The real strength of this volume is Peatman’s excellent examination of the manner in which individuals and groups whether domestic or foreign appropriated the Gettysburg Address for their own use. They invoked lines from the speech that supported their agenda and ignored the rest. The speech was enthusiastically received around the globe, especially by peoples in pursuit of democracy. On page 131, Peatman writes that in the 1940s “large numbers of foreign nations first began talking about the speech as setting an ideal for governments to strive toward." Doubtless, the democratic ideals of the Gettysburg Address were both inspirational and meaningful to citizens of the world. The international community’s appropriation and admiration of the speech was a significant factor in its elevation to the realm of apotheosis. Civil rights leaders frequently referred to the Gettysburg Address in their push for social and political equality.

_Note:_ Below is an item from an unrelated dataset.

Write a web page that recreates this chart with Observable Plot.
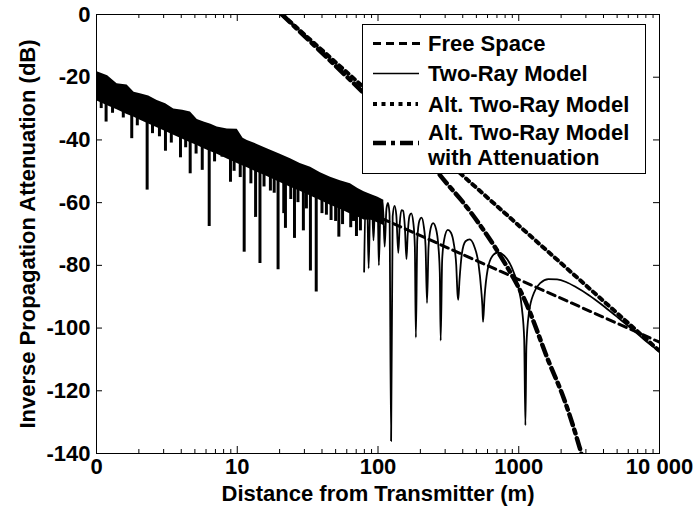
<!DOCTYPE html>
<html><head><meta charset="utf-8">
<script src="https://cdn.jsdelivr.net/npm/d3@7"></script>
<script src="https://cdn.jsdelivr.net/npm/@observablehq/plot@0.6"></script>
<style>
body{margin:0;background:#fff;}
#wrap{position:relative;width:693px;height:511px;overflow:hidden;}
#legend{position:absolute;left:362px;top:24px;width:284px;height:150px;box-sizing:border-box;border:1px solid #000;background:#fff;}
</style></head><body><div id="wrap"></div>
<script>
// ---- data ----
const freeSpaceD = [1, 10000];
const freeSpaceDb = [-24.5, -104.5];

const altD = [20.8, 10000];
const altDb = [0, -107.3];

const attD = [20.8, 50, 100, 150, 200, 310, 392, 565, 716, 1114, 1636, 2097, 2692, 2950];
const attDb = [0, -16.4, -29.5, -37.5, -43.5, -54, -59.3, -68.9, -75.9, -91.5, -110.8, -122.6, -137.7, -144];

// dense (unresolved) part of the two-ray curve: band envelope
const massD = [1, 1.2, 1.4, 1.65, 1.85, 2.05, 2.35, 2.7, 3.1, 3.54, 4.1, 4.65, 5.2, 5.8, 6.5, 7.2, 8.5, 10, 11, 11.8, 14, 16.3, 20, 23.9, 28, 33.2, 39, 46, 54, 63.7, 72, 79.7, 90, 100, 110];
const massTop = [-18.2, -19.5, -22.1, -22.5, -24.8, -25.3, -26, -27.4, -28.5, -30.1, -30.5, -31.1, -33.5, -34.3, -35, -35.9, -36.5, -36.6, -39.5, -40.2, -41.5, -42.8, -44.5, -46.0, -47.5, -48.7, -50.5, -51.9, -53, -54.0, -55.5, -56.5, -57.5, -58.3, -59.2];
const massBottom = [-27.5, -29.1, -30.4, -31.9, -32.8, -33.7, -34.9, -36.1, -37.3, -38.5, -39.8, -40.9, -41.8, -42.8, -43.8, -44.6, -46.1, -47.5, -48.3, -48.9, -50.4, -51.7, -53.5, -55.1, -56.4, -57.9, -59.3, -60.8, -62.1, -63.6, -64.6, -65.5, -65.6, -66.5, -67.3];

// sampled nulls showing as spikes in the dense part
const spikeD = [1.08, 1.17, 1.3, 1.55, 1.78, 1.95, 2.29, 2.5, 2.8, 3.09, 3.4, 3.95, 4.3, 4.63, 5.1, 5.64, 6.32, 6.9, 7.8, 8.95, 9.5, 10.5, 11.2, 12.5, 13.5, 14.5, 15.5, 17.2, 18.3, 19.5, 21.4, 22, 24, 25.5, 27, 29.5, 31, 33.1, 36.4, 40, 43, 46.4, 50, 52.7, 56, 58.7, 64, 67, 70.3, 75];
const spikeTop = [-26, -26, -28, -30, -30, -31, -31, -34, -35, -34, -36, -36, -37, -37.5, -39, -39, -40, -41, -42, -43.5, -44, -45, -45, -46, -47, -47.5, -48, -49, -49.5, -50, -51, -51, -52, -52.5, -53, -53.5, -54, -54.5, -55.5, -56.5, -57, -57.5, -58, -58.5, -59, -59.5, -60.5, -60.5, -61, -62];
const spikeDepth = [-30, -34.3, -31.5, -33, -39.6, -35.5, -56, -38, -39, -43.6, -41, -45.7, -42.5, -50.8, -44.5, -49.7, -67.6, -47, -45.5, -53.5, -50, -52, -75.8, -54, -64.7, -79.4, -55, -56.3, -57, -81.4, -63.5, -68.2, -59, -71.4, -60, -69, -62, -81.8, -88.5, -63.5, -64, -65.7, -66, -71, -67, -62, -68, -66, -70.8, -69];

// resolved lobes of the two-ray curve
const lobeD = [79.7, 81.8, 83.7, 85.8, 88.2, 90.4, 92.9, 95.5, 98.0, 100.0, 101.4, 104.4, 106.9, 109.3, 111.5, 114.8, 117.7, 120.7, 123.9, 127.1, 131.0, 134.9, 139.4, 142.8, 146.8, 150.7, 155.1, 159.3, 162.5, 167.5, 172.4, 178.3, 182.7, 185.8, 190.1, 197.0, 203.9, 211.8, 217.7, 223.0, 228.5, 236.4, 246.3, 258.1, 267.9, 274.8, 278.8, 285.7, 295.5, 313.2, 330.0, 346.7, 359.5, 367.4, 371.7, 379.2, 394.0, 418.6, 448.2, 482.7, 517.1, 541.8, 551.6, 557.5, 571.3, 600.9, 650.1, 709.2, 788, 886.5, 985, 1054, 1093, 1115, 1133, 1182, 1281, 1428, 1625, 1872, 2167, 2561, 3152, 3940, 4925, 6403, 7880, 10000];
const lobeDb = [-82, -57.7, -58.6, -81, -58.5, -59.0, -72, -59.5, -59.1, -65.3, -80, -60.4, -59.4, -64.1, -74, -62.0, -60.1, -63.5, -136, -64.4, -61.0, -63.9, -76, -66.6, -62.4, -62.6, -67.5, -78, -70.3, -64.2, -63.4, -66.5, -73.9, -103, -71.9, -65.7, -64.8, -67.8, -73.9, -92, -74.4, -68.3, -66.5, -68.3, -73.4, -82.3, -104, -78.2, -71.7, -68.7, -69.6, -73.5, -79.8, -89.2, -91, -84.8, -76.4, -72.3, -71.7, -73.9, -79.4, -88.1, -93, -98, -90.2, -81.4, -77.0, -75.9, -76.9, -80.4, -86.4, -93.9, -103.5, -131, -105.9, -95.1, -88.8, -85.6, -84.4, -84.5, -85.3, -87.0, -89.5, -92.7, -96.2, -100.4, -103.9, -107.5];

const xTicks = [1, 10, 100, 1000, 10000];
const xTickLabels = ["0", "10", "100", "1000", "10 000"];
const xMinor = [2,3,4,5,6,7,8,9,20,30,40,50,60,70,80,90,200,300,400,500,600,700,800,900,2000,3000,4000,5000,6000,7000,8000,9000];
const yTicks = [0, -20, -40, -60, -80, -100, -120, -140];

const xLabel = "Distance from Transmitter (m)";
const yLabel = "Inverse Propagation Attenuation (dB)";
const legendLabels = ["Free Space", "Two-Ray Model", "Alt. Two-Ray Model", "Alt. Two-Ray Model", "with Attenuation"];

// ---- tables ----
const zip = (xs, ys) => xs.map((d, i) => ({d, v: ys[i]}));
const fs = zip(freeSpaceD, freeSpaceDb);
const alt = zip(altD, altDb);
const att = zip(attD, attDb);
const lobes = zip(lobeD, lobeDb);
const mass = massD.map((d, i) => ({d, hi: massTop[i], lo: massBottom[i]}));
const spikes = spikeD.map((d, i) => ({d, top: spikeTop[i], depth: spikeDepth[i]}));

const font = "'Liberation Sans', Arial, Helvetica, sans-serif";

const chart = Plot.plot({
  width: 693, height: 511,
  marginLeft: 96, marginRight: 34, marginTop: 14, marginBottom: 58,
  style: {fontFamily: font, fontSize: "22px", fontWeight: "bold", background: "white", color: "black", overflow: "visible"},
  x: {type: "log", domain: [1, 10000], label: null},
  y: {domain: [-140, 0], label: null},
  marks: [
    Plot.areaY(mass, {x: "d", y1: "lo", y2: "hi", fill: "black", clip: true}),
    Plot.ruleX(spikes, {x: "d", y1: "top", y2: "depth", stroke: "black", strokeWidth: 3, clip: true}),
    Plot.line(lobes, {x: "d", y: "v", stroke: "black", strokeWidth: 1.8, curve: "monotone-x", clip: true}),
    Plot.line(fs, {x: "d", y: "v", stroke: "black", strokeWidth: 3, strokeDasharray: "8,5", clip: true}),
    Plot.line(alt, {x: "d", y: "v", stroke: "black", strokeWidth: 4, strokeDasharray: "4,4.5", clip: true}),
    Plot.line(att, {x: "d", y: "v", stroke: "black", strokeWidth: 4.5, strokeDasharray: "11,5,4,5", curve: "monotone-x", clip: true}),
    Plot.frame({stroke: "black", strokeWidth: 1}),
    Plot.tickX(xTicks, {x: d => d, insetTop: 432, stroke: "black"}),
    Plot.tickX(xTicks, {x: d => d, insetBottom: 432, stroke: "black"}),
    Plot.tickX(xMinor, {x: d => d, insetTop: 435, stroke: "black"}),
    Plot.tickX(xMinor, {x: d => d, insetBottom: 435, stroke: "black"}),
    Plot.tickY(yTicks, {y: d => d, insetRight: 557, stroke: "black"}),
    Plot.tickY(yTicks, {y: d => d, insetLeft: 557, stroke: "black"}),
    Plot.axisX(xTicks, {tickSize: 0, tickPadding: 5, tickFormat: d => xTickLabels[xTicks.indexOf(d)]}),
    Plot.axisY(yTicks, {tickSize: 0, tickPadding: 6, tickFormat: d => String(d)}),
    Plot.text([xLabel], {frameAnchor: "bottom", dy: 40, text: d => d, textAnchor: "middle", lineAnchor: "middle", fontSize: 22, fontWeight: "bold"}),
    Plot.text([yLabel], {frameAnchor: "left", dx: -69, rotate: -90, text: d => d, textAnchor: "middle", lineAnchor: "middle", fontSize: 22, fontWeight: "bold"})
  ]
});

const wrap = document.getElementById("wrap");
wrap.appendChild(chart);

// ---- legend (inside the axes, white box) ----
const legend = document.createElement("div");
legend.id = "legend";
const rows = [18.5, 48.5, 79, 107.5, 132.5];
const sampleY = [18.5, 48.5, 79, 118];
const sampleStyle = [
  {w: 3, dash: "8,5", x2: 58},
  {w: 1.6, dash: "none", x2: 56},
  {w: 4, dash: "4,4.5", x2: 55},
  {w: 4.5, dash: "13,5,4,5", x2: 56}
];
let svg = `<svg width="282" height="148" xmlns="http://www.w3.org/2000/svg" style="font-family:${font};font-weight:bold;font-size:22px">`;
sampleStyle.forEach((s, i) => {
  svg += `<line x1="10" x2="${s.x2}" y1="${sampleY[i]}" y2="${sampleY[i]}" stroke="black" stroke-width="${s.w}" stroke-dasharray="${s.dash}"/>`;
});
legendLabels.forEach((t, i) => {
  svg += `<text x="65" y="${rows[i]}" dy="0.35em">${t}</text>`;
});
svg += `</svg>`;
legend.innerHTML = svg;
wrap.appendChild(legend);
</script>
</body></html>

The document was on full display when Martin Luther King, Jr., the most eloquent spokesperson of the Civil Rights Movement invoked it in his “I Have Dream” speech in August 1963. Lincoln delivered the greatest speech of the 19th century at Gettysburg in 1863 and 100 years later King delivered the greatest speech of the 20th century in Washington, D.C. The revolution of the 1960s had a profound impact on the social and political history of the United States. According to Peatman, “After a century, the nation had come to grips with and was beginning to live up to Lincoln’s message in the Gettysburg Address” (150).
In his epilogue, Peatman reassures his readers that the words of the Gettysburg Address are as relevant today as they were 150 years ago. As a moral document, the author reminds us that the speech has no expiration date. On page 203, he concludes that “the speech is ever present, ready to be called to duty at any moment, a moral yardstick with which to measure our progress both in this nation and the nations of the world.” The long shadow of the Gettysburg Address has fallen softly on generation after generation of Americans and citizens of the world reminding them “that all men are created equal.” Peatman is convinced that Lincoln was great not only in America but around the globe as well. He generously sprinkles his book with praise for Lincoln, but not at the expense of analytical rigor. The Long Shadow of Lincoln’s Gettysburg Address, which consists of sixteen illustrations, documents the evolution of the legendary speech from an American obsession to a revered statement of hope among foreigners. Readers will come away from this study with a deeper understanding of the relevance of the Gettysburg Address to the present age both domestically and internationally.
Leonne M. Hudson is associate professor of history at Kent State University and the author of The Odyssey of a Southerner: The Life and Times of Gustavus Woodson Smith. He is currently working on a book-length manuscript on the reaction of black Americans to the death of Lincoln.